Vier Uhr morgens. Die Welt ist noch dunkel. Zumindest in Osttirol. Andy Holzer ist schon munter. Bereit, mit der Welt in Kontakt zu treten. Das Internet braucht er dazu nicht. Das gab es nämlich noch gar nicht, als Andy, 1966 geboren, mit 13 Jahren begann, diesen Planeten für sich zu entdecken. Mit elektromagnetischen Wellen. Einem Funkgerät. Und Menschen, die wie er diese Verbindung liebten. Und es immer noch tun. Andy spricht regelmäßig mit Menschen aus Ländern der ganzen Welt.
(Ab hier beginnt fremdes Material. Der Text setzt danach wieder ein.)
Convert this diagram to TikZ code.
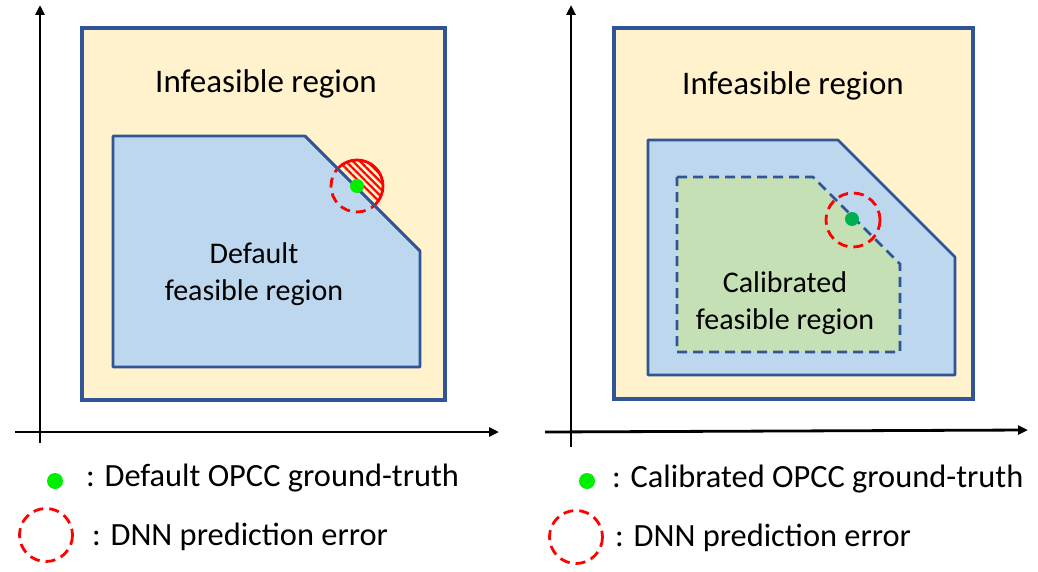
\documentclass[tikz,border=0pt]{standalone}
\usepackage{fontspec}
\setmainfont{Carlito}
\usetikzlibrary{arrows.meta,patterns.meta}
\definecolor{infeas}{HTML}{FFF2CC}
\definecolor{feas}{HTML}{BDD7EE}
\definecolor{calib}{HTML}{C5E0B4}
\definecolor{edge}{HTML}{2F5597}
\definecolor{brightgreen}{HTML}{00EE00}
\definecolor{darkgreen}{HTML}{00B050}
\tikzset{
  axis/.style={line width=2.8pt,-{Triangle[length=10pt,width=9pt]}},
  outerbox/.style={fill=infeas,draw=edge,line width=3.2pt},
  region/.style={fill=feas,draw=edge,line width=2.6pt,line join=round},
  calregion/.style={fill=calib,draw=edge,line width=2.6pt,dash pattern=on 10pt off 6pt},
  errcircle/.style={draw=red,line width=2.8pt,dash pattern=on 10pt off 6pt},
  biglbl/.style={font=\fontsize{33}{38}\selectfont,align=center,inner sep=0pt},
  lbl/.style={font=\fontsize{30}{37}\selectfont,align=center,inner sep=0pt},
  legend/.style={font=\fontsize{32.4}{38}\selectfont,anchor=west,inner sep=0pt},
}
\begin{document}
\begin{tikzpicture}[x=1pt,y=-1pt]
\useasboundingbox (0,0) rectangle (1038,572);
% ---------- left panel ----------
\coordinate (ly0) at (40,443);
\coordinate (ly1) at (40,5);
\coordinate (lx0) at (15,432);
\coordinate (lx1) at (499,432);
\draw[axis] (ly0) -- (ly1);
\draw[axis] (lx0) -- (lx1);
\draw[outerbox] (82,28) rectangle (445,400);
\draw[region] (113,136) -- (305,136) -- (420,251) -- (420,367) -- (113,367) -- cycle;
\node[biglbl] (linf) at (266,84) {Infeasible region};
\node[lbl] (ldef) at (254,274) {Default\\feasible region};
% error circle, hatched outside part
\begin{scope}
  \clip (240,64) -- (460,284) -- (460,64) -- cycle;
  \fill[pattern={Lines[angle=-45,distance=5pt,line width=2.2pt]},pattern color=red] (357,186) circle (26);
  \draw[red,line width=2.8pt] (357,186) circle (26);
\end{scope}
\begin{scope}
  \clip (240,64) -- (460,284) -- (240,284) -- cycle;
  \draw[errcircle] (357,186) circle (26);
\end{scope}
\draw[edge,line width=2.6pt] (305,136) -- (420,251);
\node[circle,fill=brightgreen,inner sep=0pt,minimum size=14pt] (ldot) at (357,186) {};
% ---------- right panel ----------
\coordinate (ry0) at (571,447);
\coordinate (ry1) at (571,5);
\coordinate (rx0) at (545,432);
\coordinate (rx1) at (1028,430);
\draw[axis] (ry0) -- (ry1);
\draw[axis] (rx0) -- (rx1);
\draw[outerbox] (614,28) rectangle (973,399);
\draw[region] (648,140) -- (838,140) -- (955,257) -- (955,375) -- (648,375) -- cycle;
\draw[calregion] (677,177) -- (813,177) -- (900,264) -- (900,352) -- (677,352) -- cycle;
\node[biglbl] (rinf) at (793,86) {Infeasible region};
\node[lbl] (rcal) at (785,303) {Calibrated\\feasible region};
\draw[errcircle] (853,220) circle (27);
\node[circle,fill=darkgreen,inner sep=0pt,minimum size=14pt] (rdot) at (852,219) {};
% ---------- legends ----------
\node[circle,fill=brightgreen,inner sep=0pt,minimum size=16pt] (lgdot) at (55,481) {};
\node[legend] (lgdottxt) at (86,478) {: Default OPCC ground-truth};
\draw[errcircle] (46,535) circle (26.5);
\node[circle,inner sep=0pt,minimum size=53pt] (lgcirc) at (46,535) {};
\node[legend] (lgcirctxt) at (92,537) {: DNN prediction error};
\node[circle,fill=brightgreen,inner sep=0pt,minimum size=16pt] (rgdot) at (587,481) {};
\node[legend] (rgdottxt) at (612,479) {: Calibrated OPCC ground-truth};
\draw[errcircle] (576,537) circle (26.5);
\node[circle,inner sep=0pt,minimum size=53pt] (rgcirc) at (576,537) {};
\node[legend] (rgcirctxt) at (615,538) {: DNN prediction error};
\end{tikzpicture}
\end{document}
Inzwischen schon längst auch von Person zu Person. in 4-Augen-Gesprächen. In 10-Augen-Gesprächen. In 100-Augen-Gesprächen.
Die Liste der Orte, die er bereits bereist hat, reicht von der Antarktis bis nach Grönland. Beinhaltet Wüsten oder Inseln wie die Galapagos. Und sehr viele Berge. Die höchsten der Welt hat er alle bestiegen. Die Seven Summits hat er geschafft. Auch den Mount Everest. Dieser wurde allerdings zu einer ganz besonderen Herausforderung für ihn. Das erste Mal verhinderte ein Eissturz am Khumbu-Gletscher den Aufstieg. 16 Menschen kamen dabei ums Leben. Das war 2014. Im Jahr darauf befand sich Andy Holzer mit seinem Team gerade im Basislager, als das stärkste Erdbeben seit 80 Jahren das gesamte Gebiet erschütterte. Eine Eislawine in unmittelbarer Nähe kostete wiederum 18 Bergsteigern das Leben. Tausende von Menschen im Himalaya-Gebiet wurden durch dieses Erdbeben verletzt, getötet oder verloren ihr Hab und Gut.
„Ein Gipfelsieg ist in diesem Moment nicht mehr wichtig. Wichtiger war es, die Häuser der Sherpas wiederaufzubauen. Menschen, zu helfen, die innerhalb weniger Stunden alles verloren haben.“ Zwei Jahre später, am 21.5.2017, erreichte Andy Holzer dann mit seinen beiden Begleitern über den Nord-Nordostgrat den Gipfel des 8,848 Meter hohen Everests. Etwas, das er sich als Kind nie hätte vorstellen können. Die Menschen in seiner Umgebung noch viel weniger. Für sie war es schon erstaunlich, wie sicher Andy von Anfang an kletterte. Wie schnell er mit seinen Fingern die Routen am Fels fand. Wege für sich entdeckte und auf ihnen so sicher wurde, dass er heute anderen Menschen diese Routen und Wege zeigt. Und das nicht nur am Berg.
Seilschaften sind wichtig für Andy Holzer. Er weiß, dass er sie braucht. Und dass wir sie alle brauchen. Egal, ob in der Felswand oder in großen Unternehmen. Er referiert darüber in unzähligen Vortragsreihen. Plädiert für das Miteinander. Spricht davon, dass nicht die Mängel im Vordergrund unseres Seins stehen sollen, sondern das, womit wir sie kompensieren können. Dass unsere Herausforderungen uns wachsen lassen. Dass ein Handicap keines sein muss.
Andy Holzer weiß, wovon er spricht. Er ist seit Geburt an blind.